Related: Half a billion Australian animals, even 30% of koala population, likely lost to wildfires

NSW RFS Commissioner Shane Fitzsimmons brought attention to the situation when an RFS firefighter died because of the wildfire-associated bizarre weather phenomena. “That extraordinary event resulted in a cyclonic-type base flipping over a 10-tonne truck. That is the volatility and danger that exists,” Fitzsimmons explained.

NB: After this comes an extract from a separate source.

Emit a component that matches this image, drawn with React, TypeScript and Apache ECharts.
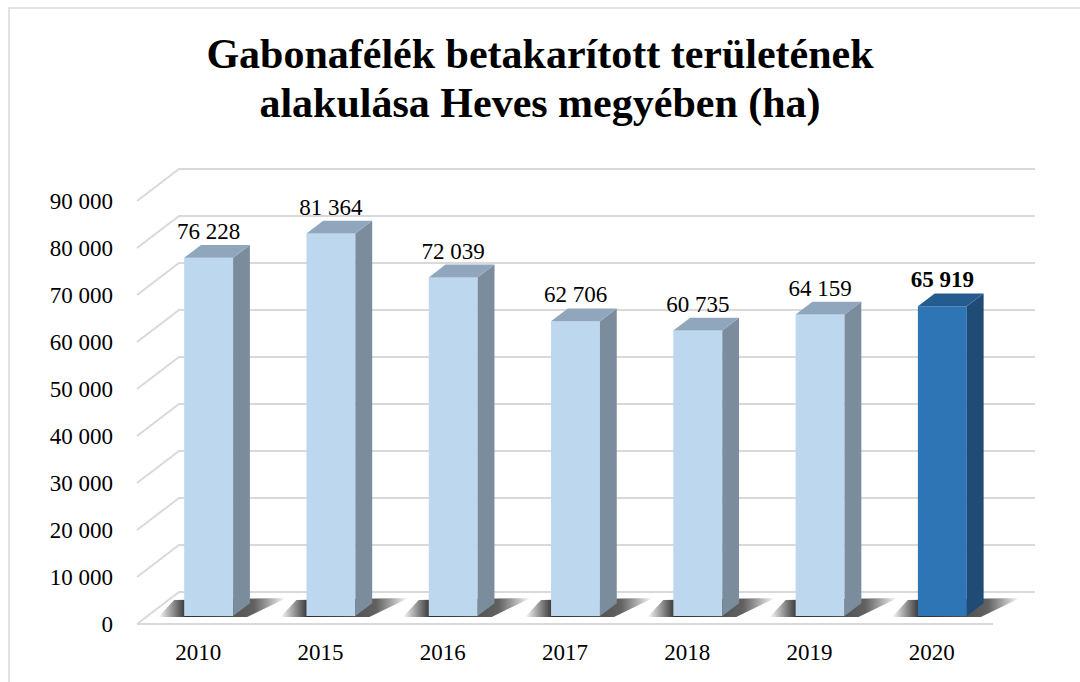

According to a Climate and Atmospheric Science journal study, wildfire-triggered thunderstorms, or pyroCb, have been observed before in other regions of our planet and were first discovered in the early 2000s. They were originally thought to have been precipitated by volcanic eruptions until they were reclassified as being wildfire-induced. The study of wildfire-associated pyroCb is still a nascent science, yet to be systematically researched.

In recent years, the University of Wisconsin-Madison’s Cooperative Institute for Meteorological Satellite Studies (CIMSS) has monitored pyroCb in cooperation with both the National Oceanic and Atmospheric Administration (NOAA) and National Aeronautics and Space Administration (NASA). CIMSS classifies pyroCb as a “deep convective cloud…generated by a large/hot fire.” CIMSS has been monitoring the pyroCb formations above Australia as the wildfires continued to grow in quantity and magnitude.

Several factors make pyroCb a formidable atmospheric force. The speed at which they form and change, coupled with heat from wildfires, can cause rapid, massive temperature swings. In turn, this fosters unpredictably severe winds that exacerbate wildfire intensity. The dynamics of pyroCb and their destructive power can, therefore, put the lives of both firefighters and the public at risk.

“PyroCb storms are feared by firefighters for the violent and unpredictable conditions they create on the ground,” The Guardian reported. Not only are pyroCbs capable of creating lightning strikes and hail, but they can also engender embers that are “hot enough to start new fires…at distances of 30km from the main fire.”

Dr Andrew Dowdy, a meteorologist at Australia’s Bureau of Meteorology, adds that the increase of greenhouse gases in the atmosphere and the resultant climate crisis facing our planet makes conditions favorable for pyroCb.

As Simon Heemstra, manager of planning and predictive services at NSW RFS, said, “What’s happening now is that we are noticing an increase in incidence of these sorts of events. With a changing and heating climate, you are going to expect these effects.”